When a crystal containing magnetic ions is placed in a magnetic field the adiabatic or isentropic change of this external parameter causes a temperature change in the sample. This is called the magnetocaloric effect (MCE) which was first described by Pierre Weiss and Auguste Picard 1917 who discovered reversible heating of nickel in the vicinity of its Curie temperature ($354\,^\circ\text C$) when a magnetic field is applied. They found a temperature rise of $0.7\,^\circ\text C$ in a field of $1.5\,\text T$. It is nowadays interesting in several aspects. Firstly suitable compounds, like paramagnetic salts where demagnetization leads to cooling may be used technically. Secondly at high (pulsed) fields the magnetocaloric anomalies at a magnetic phase transition may be used to map out the $B$-$T$ phase diagrams which are not accessible otherwise. Finally it has recently gained special attention in frustrated magnets. There the behavior around the saturation field may be described by the condensation of a macroscopic number of local magnons which leads to a giant enhancement of the magnetocaloric cooling rate.
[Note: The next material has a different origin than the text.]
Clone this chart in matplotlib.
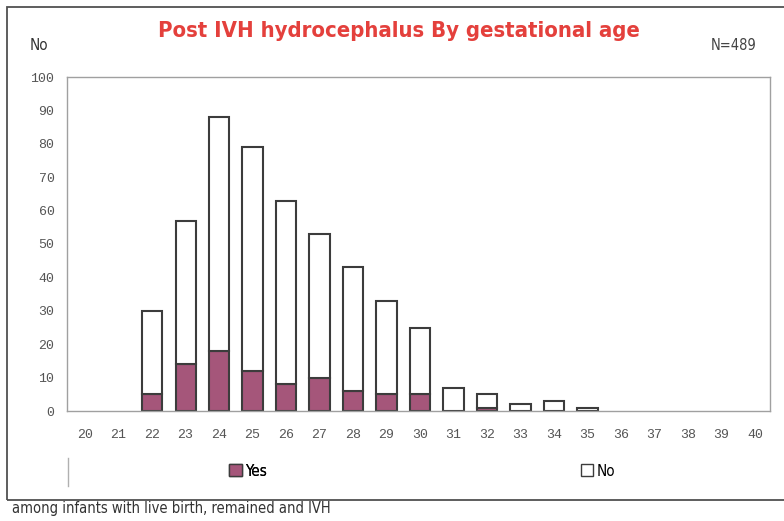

The latter is defined as the adiabatic rate of change of temperature $T$ with magnetic field $B=\mu_0H$. Using a Maxwell relation we can express this with isothermal quantities as

$$ \Gamma_{\text{mc}}:= \left(\frac{\partial T}{\partial B}\right)_S = -\frac{\left(\frac{\partial S}{\partial B}\right)_T} {\left(\frac{\partial S}{\partial T}\right)_B} = - \frac{T}{C_V}\left( \frac{\partial\bar\mu}{\partial T}\right)_B $$

where $S$ is the entropy, $C_V$ the heat capacity, and $\bar\mu$ the total magnetic moment of the sample considered (not to be confused with the magnetisation $M=\bar\mu/V$ being the volume density of it). The exchange constants $J_1$ and $J_2$ of all experimentally known compounds are low enough such that the saturation fields for the fully polarized state are actually experimentally accessible. What we can expect from the frustrated square lattice is illustrated at the top of this page.